We first specify several programs that use if statements. To this end, we define several variables that we will use ($a, $b, and $c in the SIMPLE-SPEC-SYNTAX module), together with some simplifications in the VERIFICATION module, which we will address shortly, when describing the proofs.
requires "../../05-control-flow/control-flow.k"
requires "domains.md"
module SIMPLE-SPEC-SYNTAX
imports CONTROL-FLOW-SYNTAX
syntax Id ::= "$a" [token]
| "$b" [token]
| "$c" [token]
endmodule
module VERIFICATION
imports SIMPLE-SPEC-SYNTAX
imports CONTROL-FLOW
rule { MAP [ K <- V' ] #Equals MAP [ K <- V ] } => { V' #Equals V } [simplification, anywhere]
rule maxInt(X, Y) => Y requires X <Int Y [simplification]

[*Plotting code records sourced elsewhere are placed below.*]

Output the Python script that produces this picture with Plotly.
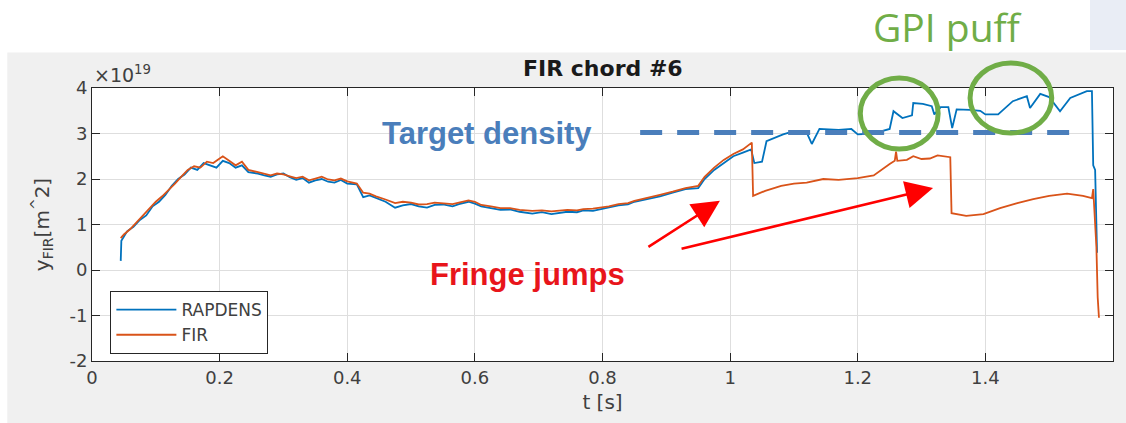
import plotly.graph_objects as go

# ---------------- data (values in units of 1e19 m^-2) ----------------
t_rap = [0.045, 0.046, 0.055, 0.065, 0.075, 0.085, 0.095, 0.105, 0.115, 0.125, 0.135, 0.145,
         0.155, 0.165, 0.175, 0.185, 0.195, 0.205, 0.215, 0.225, 0.235, 0.245, 0.26, 0.27,
         0.28, 0.29, 0.30, 0.31, 0.32, 0.33, 0.34, 0.35, 0.36, 0.37, 0.38, 0.39, 0.40, 0.415,
         0.425, 0.435, 0.445, 0.46, 0.475, 0.487, 0.50, 0.512, 0.525, 0.537,
         0.55, 0.565, 0.575, 0.59, 0.60, 0.61, 0.625, 0.64, 0.655, 0.67, 0.69, 0.705, 0.72,
         0.735, 0.745, 0.76, 0.77, 0.785, 0.80, 0.81, 0.825, 0.84, 0.85,
         0.87, 0.89, 0.91, 0.93, 0.95, 0.96, 0.975, 0.99, 1.005, 1.02, 1.033, 1.038, 1.05,
         1.057, 1.07, 1.083, 1.10, 1.12, 1.128, 1.14, 1.17, 1.19, 1.2, 1.224, 1.25, 1.256,
         1.27, 1.285, 1.287, 1.302, 1.316, 1.32, 1.33, 1.342, 1.348, 1.355, 1.376, 1.392,
         1.40, 1.42, 1.443, 1.465, 1.47, 1.486, 1.50, 1.517, 1.533, 1.548, 1.559, 1.567,
         1.569, 1.572, 1.575]
rapdens = [0.20, 0.64, 0.85, 0.95, 1.10, 1.20, 1.40, 1.50, 1.65, 1.85, 2.00, 2.10,
           2.25, 2.20, 2.35, 2.30, 2.25, 2.40, 2.35, 2.25, 2.30, 2.15, 2.12, 2.08,
           2.05, 2.10, 2.12, 2.04, 1.98, 2.02, 1.92, 1.97, 2.00, 1.94, 1.92, 1.98, 1.90, 1.88,
           1.60, 1.64, 1.58, 1.50, 1.37, 1.42, 1.45, 1.40, 1.37, 1.43,
           1.44, 1.40, 1.45, 1.50, 1.46, 1.40, 1.36, 1.32, 1.33, 1.28, 1.24, 1.27, 1.23,
           1.26, 1.28, 1.27, 1.31, 1.30, 1.35, 1.38, 1.42, 1.44, 1.50,
           1.56, 1.62, 1.70, 1.78, 1.80, 2.00, 2.20, 2.35, 2.50, 2.58, 2.65, 2.35, 2.38,
           2.83, 2.90, 2.98, 3.05, 3.02, 2.77, 3.10, 3.08, 3.10, 2.98, 3.00, 3.10, 3.49,
           3.34, 3.40, 3.67, 3.65, 3.60, 3.42, 3.58, 3.58, 3.12, 3.53, 3.52, 3.50,
           3.42, 3.42, 3.71, 3.82, 3.56, 3.87, 3.80, 3.49, 3.78, 3.87, 3.93, 3.93,
           2.30, 2.20, 0.38]

t_fir = [0.045, 0.05, 0.06, 0.07, 0.08, 0.09, 0.10, 0.11, 0.12, 0.13, 0.14, 0.15, 0.16,
         0.17, 0.18, 0.19, 0.20, 0.205, 0.215, 0.225, 0.235, 0.245, 0.26, 0.27, 0.28, 0.29,
         0.30, 0.31, 0.32, 0.33, 0.34, 0.35, 0.36, 0.37, 0.38, 0.39, 0.40, 0.415, 0.425,
         0.435, 0.445, 0.46, 0.475, 0.487, 0.50, 0.512, 0.525, 0.537, 0.55, 0.565, 0.575,
         0.59, 0.60, 0.61, 0.625, 0.64, 0.655, 0.67, 0.69, 0.705, 0.72, 0.735, 0.745, 0.76,
         0.77, 0.785, 0.80, 0.81, 0.825, 0.84, 0.85, 0.87, 0.89,
         0.91, 0.93, 0.95, 0.96, 0.975, 0.99, 1.005, 1.02, 1.034, 1.036, 1.055, 1.08, 1.10,
         1.12, 1.146, 1.17, 1.20, 1.225, 1.25, 1.258, 1.26, 1.262, 1.277, 1.287, 1.3, 1.313,
         1.325, 1.34, 1.345, 1.347, 1.37, 1.397, 1.423, 1.45, 1.475, 1.50, 1.528, 1.553,
         1.567, 1.569, 1.571, 1.574, 1.576, 1.578]
fir = [0.70, 0.78, 0.90, 1.05, 1.20, 1.35, 1.50, 1.62, 1.75, 1.90, 2.05, 2.20, 2.28,
       2.25, 2.38, 2.35, 2.45, 2.50, 2.40, 2.30, 2.38, 2.20, 2.15, 2.12, 2.08, 2.12,
       2.10, 2.06, 2.02, 2.05, 1.97, 2.01, 2.05, 1.99, 1.97, 2.01, 1.95, 1.90, 1.70,
       1.68, 1.62, 1.55, 1.47, 1.50, 1.48, 1.44, 1.45, 1.48, 1.47, 1.45, 1.48,
       1.53, 1.50, 1.43, 1.40, 1.36, 1.36, 1.32, 1.30, 1.31, 1.29, 1.30, 1.32, 1.31,
       1.34, 1.35, 1.38, 1.40, 1.45, 1.47, 1.52, 1.58, 1.65,
       1.72, 1.80, 1.85, 2.05, 2.25, 2.42, 2.55, 2.65, 2.80, 1.63, 1.74, 1.85, 1.90,
       1.92, 2.00, 1.98, 2.02, 2.08, 2.33, 2.40, 2.60, 2.40, 2.42, 2.50, 2.44, 2.45,
       2.52, 2.50, 2.48, 1.25, 1.19, 1.23, 1.36, 1.47, 1.56, 1.63, 1.68, 1.63,
       1.58, 1.78, 1.20, 0.50, -0.60, -1.05]

target_t = [0.859, 1.54]
target_density = [3.02, 3.02]

x_ticks = [0, 0.2, 0.4, 0.6, 0.8, 1.0, 1.2, 1.4, 1.6]
x_tick_text = ["0", "0.2", "0.4", "0.6", "0.8", "1", "1.2", "1.4", "1.6"]
y_ticks = [-2, -1, 0, 1, 2, 3, 4]
y_tick_text = ["-2", "-1", "0", "1", "2", "3", "4"]

X_RANGE = [0, 1.6]
Y_RANGE = [-2, 4]

BLUE = "#0072BD"
ORANGE = "#D95319"
AX = "#262626"
TXT = "#404040"
FONT = "DejaVu Sans"

def dx(v):  # data x -> paper
    return (v - X_RANGE[0]) / (X_RANGE[1] - X_RANGE[0])

def dy(v):  # data y -> paper
    return (v - Y_RANGE[0]) / (Y_RANGE[1] - Y_RANGE[0])

fig = go.Figure()
fig.add_trace(go.Scatter(x=t_rap, y=rapdens, mode="lines", name="RAPDENS",
                         line=dict(color=BLUE, width=1.8)))
fig.add_trace(go.Scatter(x=t_fir, y=fir, mode="lines", name="FIR",
                         line=dict(color=ORANGE, width=1.8)))
fig.add_trace(go.Scatter(x=target_t, y=target_density, mode="lines", showlegend=False,
                         line=dict(color="#4A7EBB", width=5, dash="22px,15px"),
                         hoverinfo="skip"))

axis_common = dict(showline=True, linecolor=AX, linewidth=1, mirror="allticks",
                   ticks="inside", ticklen=8, tickcolor=AX, showgrid=True,
                   gridcolor="#DEDEDE", gridwidth=1, zeroline=False,
                   tickfont=dict(family=FONT, size=18, color=TXT))

fig.update_xaxes(range=X_RANGE, tickvals=x_ticks, ticktext=x_tick_text,
                 title=dict(text="t [s]", font=dict(family=FONT, size=20, color=TXT),
                            standoff=8),
                 **axis_common)
fig.update_yaxes(range=Y_RANGE, tickvals=y_ticks, ticktext=y_tick_text,
                 title=dict(text="y<sub>FIR</sub>[m<sup>^</sup>2]",
                            font=dict(family=FONT, size=20, color=TXT), standoff=14),
                 **axis_common)

shapes = [
    # grey MATLAB figure background
    dict(type="rect", xref="paper", yref="paper", x0=-0.083, x1=1.05, y0=-0.3, y1=1.13,
         fillcolor="#F0F0F0", line=dict(width=0), layer="below"),
    # white axes area
    dict(type="rect", xref="paper", yref="paper", x0=0, x1=1, y0=0, y1=1,
         fillcolor="white", line=dict(width=0), layer="below"),
    # light box top right
    dict(type="rect", xref="paper", yref="paper", x0=(1090 - 92) / 1021, x1=1.05,
         y0=(361 - 50) / 273, y1=1.4, fillcolor="#E9EDF5", line=dict(width=0), layer="below"),
    # GPI puff circles
    dict(type="circle", xref="paper", yref="paper", x0=dx(1.204), x1=dx(1.326),
         y0=dy(2.66), y1=dy(4.22), line=dict(color="#70AD47", width=5)),
    dict(type="circle", xref="paper", yref="paper", x0=dx(1.376), x1=dx(1.504),
         y0=dy(3.01), y1=dy(4.55), line=dict(color="#70AD47", width=5)),
]

annotations = [
    dict(text="<b>FIR chord #6</b>", xref="paper", yref="paper", x=0.5, y=(361 - 68) / 273,
         showarrow=False, font=dict(family=FONT, size=22, color="#1a1a1a"),
         xanchor="center", yanchor="middle"),
    dict(text="×10<sup>19</sup>", xref="paper", yref="paper", x=0.0, y=(361 - 74) / 273,
         showarrow=False, font=dict(family=FONT, size=19, color=TXT),
         xanchor="left", yanchor="middle"),
    dict(text="<b>Target density</b>", xref="x", yref="y", x=(487 - 92) / 638.1, y=3.0,
         showarrow=False, font=dict(family="Liberation Sans", size=31, color="#4A7EBB"),
         xanchor="center", yanchor="middle"),
    dict(text="<b>Fringe jumps</b>", xref="x", yref="y", x=(527 - 92) / 638.1, y=-0.1,
         showarrow=False, font=dict(family="Liberation Sans", size=31, color="#E8151B"),
         xanchor="center", yanchor="middle"),
    dict(text="", xref="x", yref="y", x=0.984, y=1.52, ax=-73, ay=47, showarrow=True,
         arrowhead=2, arrowsize=2.2, arrowwidth=2.5, arrowcolor="#FF0000"),
    dict(text="", xref="x", yref="y", x=1.318, y=1.80, ax=-253, ay=61, showarrow=True,
         arrowhead=2, arrowsize=2.2, arrowwidth=2.5, arrowcolor="#FF0000"),
    dict(text="GPI puff", xref="paper", yref="paper", x=(948 - 92) / 1021, y=(361 - 27) / 273,
         showarrow=False, font=dict(family="Open Sans", size=39, color="#70AD47"),
         xanchor="center", yanchor="middle"),
]

fig.update_layout(
    width=1126, height=423,
    margin=dict(l=92, r=13, t=88, b=62),
    paper_bgcolor="white", plot_bgcolor="white",
    shapes=shapes, annotations=annotations,
    showlegend=True,
    legend=dict(x=0.018, y=0.256, xanchor="left", yanchor="top",
                bgcolor="white", bordercolor=AX, borderwidth=1,
                font=dict(family=FONT, size=17, color=TXT),
                tracegroupgap=0, itemwidth=60),
)

fig.write_html("out.html")
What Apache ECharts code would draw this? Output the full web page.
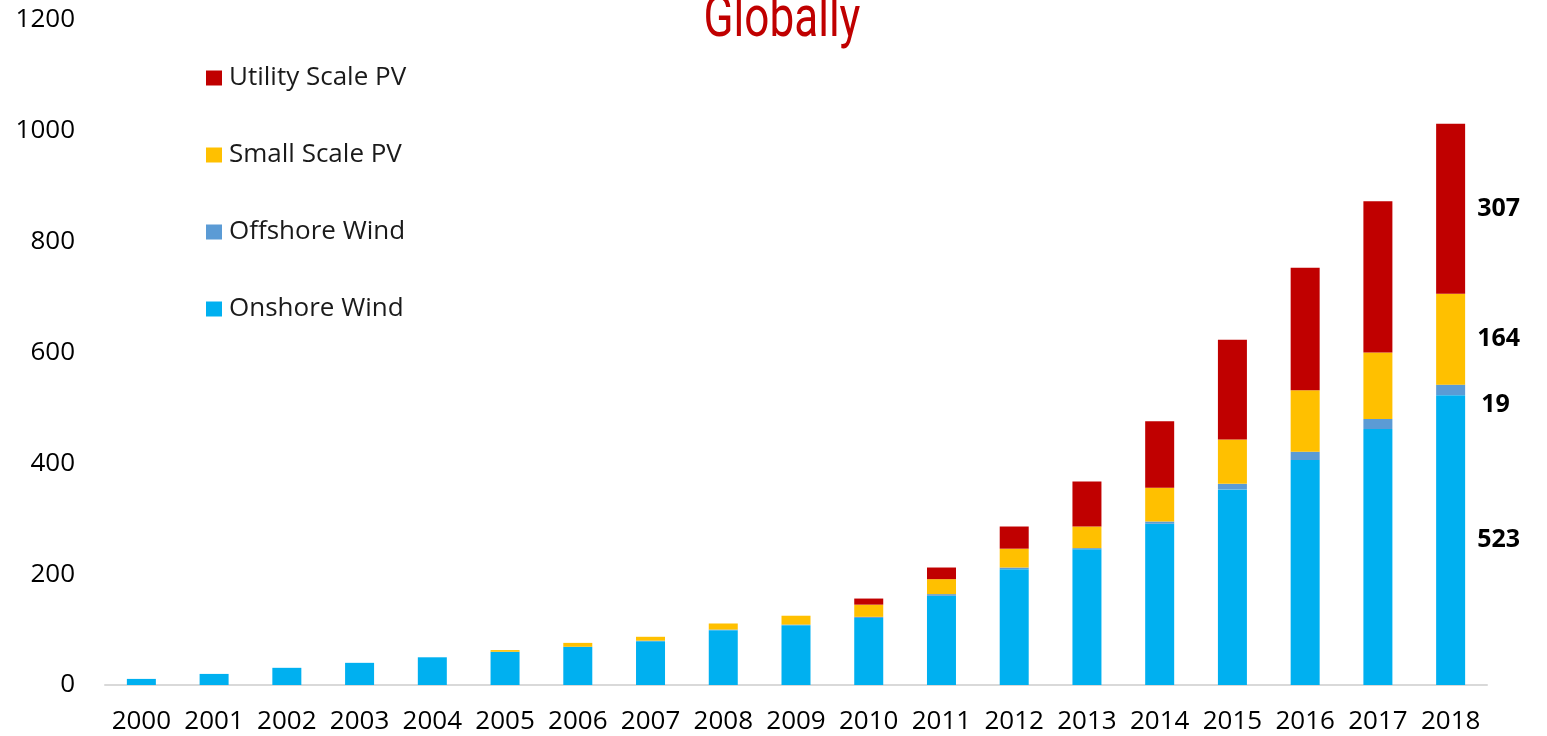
<!DOCTYPE html>
<html>
<head>
<meta charset="utf-8">
<script src="https://cdn.jsdelivr.net/npm/echarts@6/dist/echarts.min.js"></script>
<style>
  html, body { margin: 0; padding: 0; background: #fff; }
  #chart { width: 1547px; height: 736px; }
</style>
</head>
<body>
<div id="chart"></div>
<script>
// installed capacity, GW
const years = ["2000","2001","2002","2003","2004","2005","2006","2007","2008","2009",
               "2010","2011","2012","2013","2014","2015","2016","2017","2018"];
const onshoreWind  = [11, 20, 31, 40, 50, 60, 69, 79, 99, 108, 121, 161, 209, 245, 291, 353, 406, 462, 523];
const offshoreWind = [0, 0, 0, 0, 0, 0, 0, 1, 1, 1, 2, 3, 3, 2, 4, 10, 15, 18, 19];
const smallPV      = [0, 0, 0, 0, 0, 3, 7, 7, 11, 16, 22, 27, 34, 39, 61, 80, 111, 120, 164];
const utilityPV    = [0, 0, 0, 0, 0, 0, 0, 0, 0, 0, 11, 21, 40, 81, 120, 180, 221, 273, 307];

const chart = echarts.init(document.getElementById("chart"));
const font = "'Open Sans', sans-serif";

// only the last year gets a value label to the right of its bar
function withLastLabel(arr, offset) {
  return arr.map(function (v, i) {
    if (i !== arr.length - 1) return v;
    return {
      value: v,
      label: {
        show: true, position: "right", distance: 12, offset: offset || [0, 0],
        color: "#000", fontSize: 25, fontWeight: "bold", fontFamily: font
      }
    };
  });
}

function bar(name, data, color, offset) {
  return {
    name: name, type: "bar", stack: "total", barWidth: 29,
    itemStyle: { color: color },
    data: withLastLabel(data, offset),
    emphasis: { disabled: true }
  };
}

chart.setOption({
  animation: false,
  graphic: [{
    type: "text", x: 782, y: 50, scaleX: 0.76,
    style: {
      text: "Globally", fill: "#c00000", fontSize: 58, fontFamily: "Roboto",
      align: "center", verticalAlign: "bottom"
    }
  }],
  legend: {
    orient: "vertical", left: 201, top: 60,
    itemWidth: 16, itemHeight: 15, itemGap: 51,
    icon: "rect",
    textStyle: { fontSize: 26, color: "#1a1a1a", fontFamily: font, padding: [0, 0, 0, 2] },
    data: ["Utility Scale PV", "Small Scale PV", "Offshore Wind", "Onshore Wind"]
  },
  grid: { left: 105, right: 60, top: 20, bottom: 51, containLabel: false },
  xAxis: {
    type: "category", data: years,
    axisLine: { lineStyle: { color: "#d9d9d9", width: 2 } },
    axisTick: { show: false },
    axisLabel: { fontSize: 26, color: "#000", fontFamily: font, margin: 24, interval: 0 }
  },
  yAxis: {
    type: "value", min: 0, max: 1200, interval: 200,
    splitLine: { show: false },
    axisLine: { show: false },
    axisTick: { show: false },
    axisLabel: { fontSize: 26, color: "#000", fontFamily: font, margin: 30,
                 formatter: function (v) { return String(v); } }
  },
  series: [
    bar("Onshore Wind", onshoreWind, "#00b0f0"),
    bar("Offshore Wind", offshoreWind, "#5b9bd5", [4, 15]),
    bar("Small Scale PV", smallPV, "#ffc000"),
    bar("Utility Scale PV", utilityPV, "#c00000")
  ]
});
</script>
</body>
</html>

rule maxInt(X, Y) => X requires notBool X <Int Y [simplification]
endmodule
The first claim to prove is the following:
claim
<k>
if ( 3 < 4 ) {
$c = 1 ;
} else {
$c = 2 ;
} => . ...
</k>
<store> STORE => STORE [ $c <- 1 ] </store>
and it states that the execution of the given program only updates the value of $c in the variable store to 1, which is evident, given that the "then" branch of the code will be executed since 3 is less than 4. The second claim:
claim
<k>
$a = A:Int ; $b = B:Int ;
if (A < B) {
$c = B ;
} else {
$c = A ;
} => . ...
</k>
<store> STORE => STORE [ $a <- A ] [ $b <- B ] [ $c <- ?C:Int ] </store>
ensures A <=Int ?C andBool
B <=Int ?C
introduces two symbolic integers, A and B, and states that after the execution of the given program, the store will have been updated so that the value of $a equals A, the value of $b equals B, and the value of $c equals some symbolic integer ?C such that A <= C and B <= C. More precisely, for symbolic variables, the notation ? denotes existential quantification, whereas the absence of ? (for example, the way A and B are introduced) denotes universal quantification. The ensures clause corresponds to a post-condition of sorts, stating conditions that must hold after the execution. The last claim states precisely what the value of ?C is, replacing it with the function maxInt(A, B), defined in the VERIFICATION module as the greater of the two parameters.
claim
<k>
$a = A:Int ; $b = B:Int ;
if (A < B) {
$c = B ;
} else {
$c = A ;
} => . ...
</k>
<store> STORE => STORE [ $a <- A ] [ $b <- B ] [ $c <- maxInt(A, B) ] </store>
The maxInt function used in the last claim is defined via two simplifications, which can be thought of as hints that K can use to simplify the current configuration. For example, given the maxInt simplifications
rule maxInt(X, Y) => Y requires X <Int Y [simplification]
rule maxInt(X, Y) => X requires notBool X <Int Y [simplification]
the first one states that maxInt(X, Y) simplifies to Y whenever X is smaller than Y, and the second one states that it simplifies to X otherwise, effectively meaning that maxInt(X, Y) represents the greater of the two parameters. The third simplification in the VERIFICATION module is more interesting:
rule { MAP [ K <- V' ] #Equals MAP [ K <- V ] } => { V' #Equals V } [simplification, anywhere]
and what it states is that if two maps are equal, then the values for the same keys in each of them have to be the same.
Next, we use K to prove, albeit indirectly, that the sum of the first N integers equals (N * (N + 1)) / 2. We do so by proving the following claim:
claim
<k>
while ( 0 < $n ) {
$s = $s + $n ;
$n = $n - 1 ;
} => . ...
</k>
<store>
$s |-> (S:Int => S +Int ((N +Int 1) *Int N /Int 2))
$n |-> (N:Int => 0)
</store>
requires N >=Int 0
which states that after the given while loop, which, in each iteration, adds the value of $n to $s, the value of $n equals 0 and the value of $s has been incremented by (N * (N + 1)) / 2, where N is the (symbolic) initial value of $n.